A operação levantou 700 milhões de reais, 70% dos quais foram investidos para que o banco pudesse competir de igual para igual com concorrentes que também oferecem contas digitais e cartão de crédito sem tarifa, como o Nubank. O Inter conta com 2 milhões de clientes, o dobro de seis meses atrás. No primeiro trimestre, seus cartões movimentaram 1,3 bilhão de reais, enquanto a originação de crédito somou 761 milhões, quase 50% mais do que no mesmo período do ano passado.

Outra companhia que também tem sua origem atrelada à construtora e se tornou independente é a operadora de galpões logísticos Log Commercial Properties. A cisão foi realizada no fim do ano passado, quando a Log também abriu o capital na bolsa. Em mais uma frente, a MRV pagará 60 milhões de reais pelo direito de nomear a arena que o Atlético Mineiro, time de coração de Menin, está construindo em Belo Horizonte. O acordo valerá por dez anos, podendo ser estendido futuramente. “Vimos uma oportunidade de associar nossa marca ao clube”, diz Menin, que é conselheiro do Atlético.

Aos 63 anos, Menin é aficionado do mundo digital.
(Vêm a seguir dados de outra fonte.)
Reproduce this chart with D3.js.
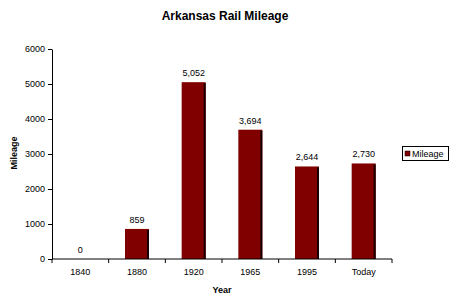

Não à toa, a família é uma das principais apoiadoras (por meio da MRV e do banco Inter) da aceleradora de startups mineira Órbi Conecta, que também conta com o apoio de outra empresa mineira, a Localiza. Criado em 2017, o hub junta empreendedores, professores e grandes empresas. A proposta é criar ali um ambiente propício ao surgimento de novos negócios, tal como no Vale do Silício, nos Estados Unidos. Somados, MRV, Log e banco Inter valem 11 bilhões de reais na bolsa. É mais do que suficiente para Menin investir em outra paixão, os vinhos. Para produzir os próprios rótulos, tem uma quinta em Portugal. Lá, porém, a ambição de ganhar dinheiro é bem menor do que nas demais empreitadas.